• _Extracted records_
>>>>>
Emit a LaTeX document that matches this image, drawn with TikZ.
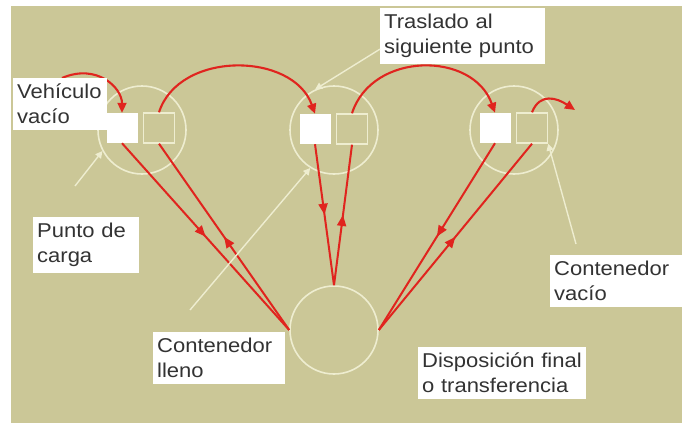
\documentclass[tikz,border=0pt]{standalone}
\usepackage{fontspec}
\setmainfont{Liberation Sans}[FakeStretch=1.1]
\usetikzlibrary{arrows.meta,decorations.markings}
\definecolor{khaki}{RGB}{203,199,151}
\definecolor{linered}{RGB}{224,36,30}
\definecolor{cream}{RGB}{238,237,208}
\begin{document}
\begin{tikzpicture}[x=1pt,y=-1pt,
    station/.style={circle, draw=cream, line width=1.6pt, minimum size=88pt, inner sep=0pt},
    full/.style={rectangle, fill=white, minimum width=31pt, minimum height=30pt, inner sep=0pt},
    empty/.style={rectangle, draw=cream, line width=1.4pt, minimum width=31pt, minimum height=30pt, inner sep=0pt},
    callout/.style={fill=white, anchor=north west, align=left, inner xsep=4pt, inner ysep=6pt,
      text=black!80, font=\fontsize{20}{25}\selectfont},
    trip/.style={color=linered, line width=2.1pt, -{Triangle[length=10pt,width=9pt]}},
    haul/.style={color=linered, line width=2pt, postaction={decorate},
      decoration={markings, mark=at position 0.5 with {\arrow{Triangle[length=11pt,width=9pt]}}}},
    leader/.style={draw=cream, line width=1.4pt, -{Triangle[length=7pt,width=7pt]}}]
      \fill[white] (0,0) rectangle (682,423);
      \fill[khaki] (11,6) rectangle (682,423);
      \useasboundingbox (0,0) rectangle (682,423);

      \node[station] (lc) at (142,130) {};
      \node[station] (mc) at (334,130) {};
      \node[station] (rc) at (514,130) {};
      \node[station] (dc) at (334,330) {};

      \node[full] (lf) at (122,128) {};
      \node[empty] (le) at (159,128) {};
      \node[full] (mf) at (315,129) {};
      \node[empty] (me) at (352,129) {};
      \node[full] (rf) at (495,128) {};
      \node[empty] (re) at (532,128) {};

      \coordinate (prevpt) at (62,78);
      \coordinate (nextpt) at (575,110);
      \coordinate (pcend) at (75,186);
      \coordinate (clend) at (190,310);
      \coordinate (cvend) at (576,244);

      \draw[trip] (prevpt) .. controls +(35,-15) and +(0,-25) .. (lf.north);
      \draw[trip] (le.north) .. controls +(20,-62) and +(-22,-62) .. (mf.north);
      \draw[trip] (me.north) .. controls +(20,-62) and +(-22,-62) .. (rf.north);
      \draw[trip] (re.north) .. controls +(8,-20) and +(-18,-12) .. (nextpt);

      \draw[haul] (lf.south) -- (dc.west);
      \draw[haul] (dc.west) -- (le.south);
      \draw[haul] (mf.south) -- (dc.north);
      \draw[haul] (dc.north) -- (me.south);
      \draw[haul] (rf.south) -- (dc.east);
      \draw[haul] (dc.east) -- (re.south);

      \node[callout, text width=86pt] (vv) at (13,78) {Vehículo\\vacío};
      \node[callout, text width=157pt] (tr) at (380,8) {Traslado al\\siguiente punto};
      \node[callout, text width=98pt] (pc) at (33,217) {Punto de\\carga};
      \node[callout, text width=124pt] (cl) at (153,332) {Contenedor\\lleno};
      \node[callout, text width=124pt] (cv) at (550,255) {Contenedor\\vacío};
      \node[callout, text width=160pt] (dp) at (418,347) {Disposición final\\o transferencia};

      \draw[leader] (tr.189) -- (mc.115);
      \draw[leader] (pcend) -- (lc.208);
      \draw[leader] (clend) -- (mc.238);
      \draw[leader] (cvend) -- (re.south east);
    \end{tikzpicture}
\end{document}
<<<<<
>>>>>
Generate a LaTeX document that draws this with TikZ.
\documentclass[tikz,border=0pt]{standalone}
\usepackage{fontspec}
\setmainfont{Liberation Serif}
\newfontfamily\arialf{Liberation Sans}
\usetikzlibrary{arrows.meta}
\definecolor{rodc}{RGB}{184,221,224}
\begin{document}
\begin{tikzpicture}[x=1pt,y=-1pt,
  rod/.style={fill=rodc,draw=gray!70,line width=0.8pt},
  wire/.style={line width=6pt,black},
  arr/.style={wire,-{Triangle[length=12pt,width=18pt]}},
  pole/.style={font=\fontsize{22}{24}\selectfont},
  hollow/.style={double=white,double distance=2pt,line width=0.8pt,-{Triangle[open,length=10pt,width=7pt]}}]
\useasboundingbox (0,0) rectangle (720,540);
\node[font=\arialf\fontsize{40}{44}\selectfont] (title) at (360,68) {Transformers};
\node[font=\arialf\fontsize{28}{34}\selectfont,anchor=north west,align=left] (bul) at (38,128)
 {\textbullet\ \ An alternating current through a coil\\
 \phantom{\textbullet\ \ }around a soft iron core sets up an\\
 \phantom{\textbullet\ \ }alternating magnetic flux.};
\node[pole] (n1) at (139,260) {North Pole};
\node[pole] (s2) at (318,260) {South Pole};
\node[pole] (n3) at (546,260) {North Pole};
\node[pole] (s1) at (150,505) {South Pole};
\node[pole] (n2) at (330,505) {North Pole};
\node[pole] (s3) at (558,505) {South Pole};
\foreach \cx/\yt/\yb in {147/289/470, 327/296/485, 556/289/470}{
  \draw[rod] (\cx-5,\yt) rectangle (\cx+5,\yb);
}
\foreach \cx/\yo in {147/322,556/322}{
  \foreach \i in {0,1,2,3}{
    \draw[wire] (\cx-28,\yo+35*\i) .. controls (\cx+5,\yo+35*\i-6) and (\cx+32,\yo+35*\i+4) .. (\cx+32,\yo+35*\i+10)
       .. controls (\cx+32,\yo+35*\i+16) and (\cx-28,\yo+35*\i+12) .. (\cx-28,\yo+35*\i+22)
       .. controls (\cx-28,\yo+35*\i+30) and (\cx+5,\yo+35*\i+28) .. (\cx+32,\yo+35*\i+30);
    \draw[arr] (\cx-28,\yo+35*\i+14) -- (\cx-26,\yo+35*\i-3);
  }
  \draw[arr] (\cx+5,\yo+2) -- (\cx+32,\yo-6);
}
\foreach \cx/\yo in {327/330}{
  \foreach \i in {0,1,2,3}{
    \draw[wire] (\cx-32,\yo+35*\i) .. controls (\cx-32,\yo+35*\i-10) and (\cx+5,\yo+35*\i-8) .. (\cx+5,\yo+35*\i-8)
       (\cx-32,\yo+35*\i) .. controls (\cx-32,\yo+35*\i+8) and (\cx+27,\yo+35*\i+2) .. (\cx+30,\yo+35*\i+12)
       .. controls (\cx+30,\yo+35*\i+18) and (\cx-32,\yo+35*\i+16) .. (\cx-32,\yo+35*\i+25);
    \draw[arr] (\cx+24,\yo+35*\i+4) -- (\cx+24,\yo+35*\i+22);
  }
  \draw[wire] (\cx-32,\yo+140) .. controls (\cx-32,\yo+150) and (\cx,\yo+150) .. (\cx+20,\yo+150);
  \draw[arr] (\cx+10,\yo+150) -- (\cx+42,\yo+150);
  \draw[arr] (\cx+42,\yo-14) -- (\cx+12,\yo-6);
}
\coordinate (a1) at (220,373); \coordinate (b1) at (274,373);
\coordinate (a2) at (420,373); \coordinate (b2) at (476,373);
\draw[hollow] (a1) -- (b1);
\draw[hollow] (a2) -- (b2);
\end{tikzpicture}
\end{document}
<<<<<
>>>>>
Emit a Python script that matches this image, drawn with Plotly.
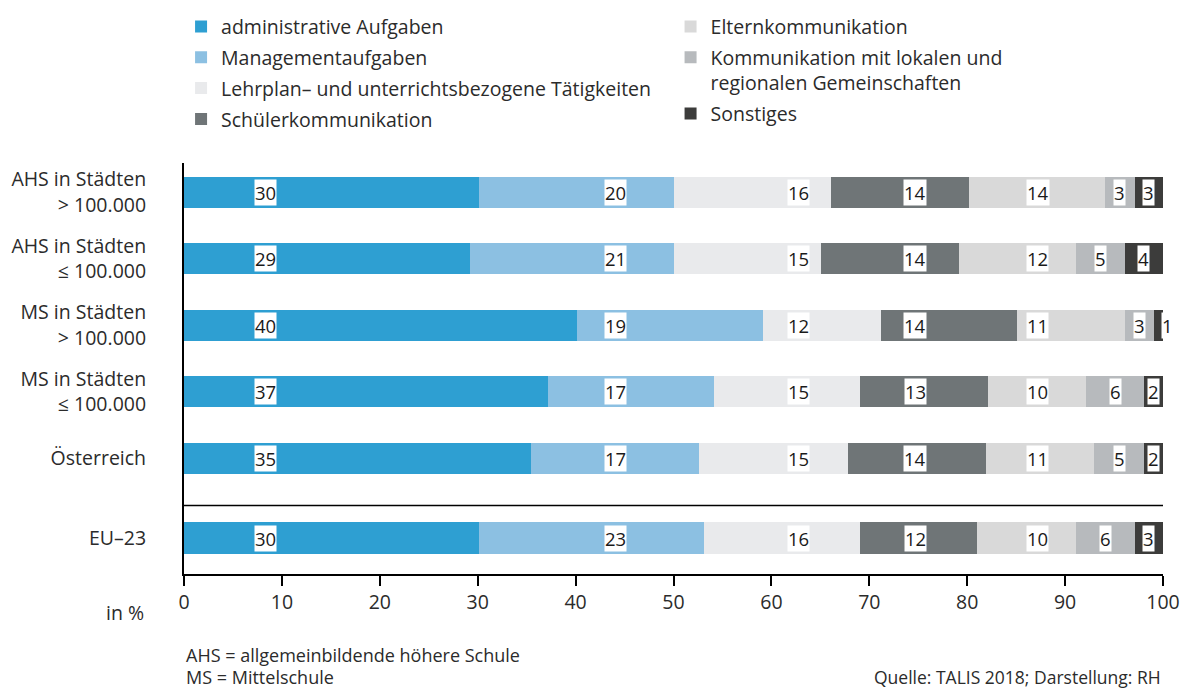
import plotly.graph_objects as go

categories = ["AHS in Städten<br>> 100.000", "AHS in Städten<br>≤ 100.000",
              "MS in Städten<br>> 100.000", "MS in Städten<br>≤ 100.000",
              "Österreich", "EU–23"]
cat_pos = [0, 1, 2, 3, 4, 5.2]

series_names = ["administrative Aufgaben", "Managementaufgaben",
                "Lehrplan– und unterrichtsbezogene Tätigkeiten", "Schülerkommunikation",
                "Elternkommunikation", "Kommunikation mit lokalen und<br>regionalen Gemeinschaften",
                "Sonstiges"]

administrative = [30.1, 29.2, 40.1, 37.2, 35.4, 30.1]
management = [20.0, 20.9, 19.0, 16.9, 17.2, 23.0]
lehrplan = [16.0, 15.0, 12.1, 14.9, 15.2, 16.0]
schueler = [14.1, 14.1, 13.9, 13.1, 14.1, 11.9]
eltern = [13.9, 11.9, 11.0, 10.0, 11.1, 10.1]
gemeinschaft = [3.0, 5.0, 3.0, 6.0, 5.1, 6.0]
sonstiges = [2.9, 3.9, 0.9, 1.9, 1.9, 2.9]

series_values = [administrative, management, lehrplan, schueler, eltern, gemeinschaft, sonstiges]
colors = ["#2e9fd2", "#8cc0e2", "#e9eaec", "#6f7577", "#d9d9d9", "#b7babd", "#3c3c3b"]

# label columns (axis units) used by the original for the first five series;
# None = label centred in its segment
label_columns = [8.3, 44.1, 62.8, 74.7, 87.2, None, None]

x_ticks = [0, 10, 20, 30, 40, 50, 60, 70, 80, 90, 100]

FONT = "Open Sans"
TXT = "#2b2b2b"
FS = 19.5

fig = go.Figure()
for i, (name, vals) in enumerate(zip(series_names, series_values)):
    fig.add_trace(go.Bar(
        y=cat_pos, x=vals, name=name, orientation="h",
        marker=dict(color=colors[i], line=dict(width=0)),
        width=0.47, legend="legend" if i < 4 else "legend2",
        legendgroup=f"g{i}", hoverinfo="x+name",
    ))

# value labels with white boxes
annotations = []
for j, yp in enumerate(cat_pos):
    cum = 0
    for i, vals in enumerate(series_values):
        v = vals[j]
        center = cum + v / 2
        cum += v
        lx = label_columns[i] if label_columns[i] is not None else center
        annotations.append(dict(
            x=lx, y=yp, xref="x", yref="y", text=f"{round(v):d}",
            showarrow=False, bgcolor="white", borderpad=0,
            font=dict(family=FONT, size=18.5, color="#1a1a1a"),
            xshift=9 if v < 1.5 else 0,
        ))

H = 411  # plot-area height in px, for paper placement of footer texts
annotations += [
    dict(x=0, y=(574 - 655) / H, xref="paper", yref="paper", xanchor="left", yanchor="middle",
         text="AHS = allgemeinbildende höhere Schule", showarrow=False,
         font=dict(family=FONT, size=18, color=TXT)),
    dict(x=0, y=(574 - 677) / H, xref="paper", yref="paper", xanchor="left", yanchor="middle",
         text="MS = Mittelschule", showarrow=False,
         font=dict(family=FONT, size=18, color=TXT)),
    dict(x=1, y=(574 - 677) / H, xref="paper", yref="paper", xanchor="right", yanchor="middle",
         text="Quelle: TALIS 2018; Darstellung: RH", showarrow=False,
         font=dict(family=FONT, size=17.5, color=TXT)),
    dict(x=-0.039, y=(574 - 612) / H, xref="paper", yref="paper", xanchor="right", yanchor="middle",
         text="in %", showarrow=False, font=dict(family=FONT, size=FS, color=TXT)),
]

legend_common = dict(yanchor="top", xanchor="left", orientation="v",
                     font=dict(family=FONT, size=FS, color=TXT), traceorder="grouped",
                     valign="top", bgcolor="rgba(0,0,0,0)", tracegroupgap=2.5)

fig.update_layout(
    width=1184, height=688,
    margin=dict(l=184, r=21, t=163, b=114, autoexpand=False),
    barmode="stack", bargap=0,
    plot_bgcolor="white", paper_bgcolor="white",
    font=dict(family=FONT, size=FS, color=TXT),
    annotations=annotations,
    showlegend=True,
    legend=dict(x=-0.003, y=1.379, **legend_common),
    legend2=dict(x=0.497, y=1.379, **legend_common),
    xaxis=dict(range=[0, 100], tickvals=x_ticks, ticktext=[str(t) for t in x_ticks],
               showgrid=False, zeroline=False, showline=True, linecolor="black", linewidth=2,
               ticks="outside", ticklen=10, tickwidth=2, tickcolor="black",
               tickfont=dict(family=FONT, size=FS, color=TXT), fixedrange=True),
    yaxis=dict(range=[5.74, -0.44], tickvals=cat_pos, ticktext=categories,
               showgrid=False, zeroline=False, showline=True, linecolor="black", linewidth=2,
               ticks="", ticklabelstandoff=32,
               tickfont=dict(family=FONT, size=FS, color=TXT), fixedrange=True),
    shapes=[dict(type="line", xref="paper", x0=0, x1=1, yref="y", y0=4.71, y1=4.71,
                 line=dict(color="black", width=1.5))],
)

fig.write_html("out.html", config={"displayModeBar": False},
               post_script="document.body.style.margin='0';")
<<<<<
• _Given request_
Everything above from the line with "Emit a Python" through the line with "import plotly.graph_objects as go" should be retyped exactly, and nothing else; omit pictures.

• _Task result_
Emit a Python script that matches this image, drawn with Plotly.
import plotly.graph_objects as go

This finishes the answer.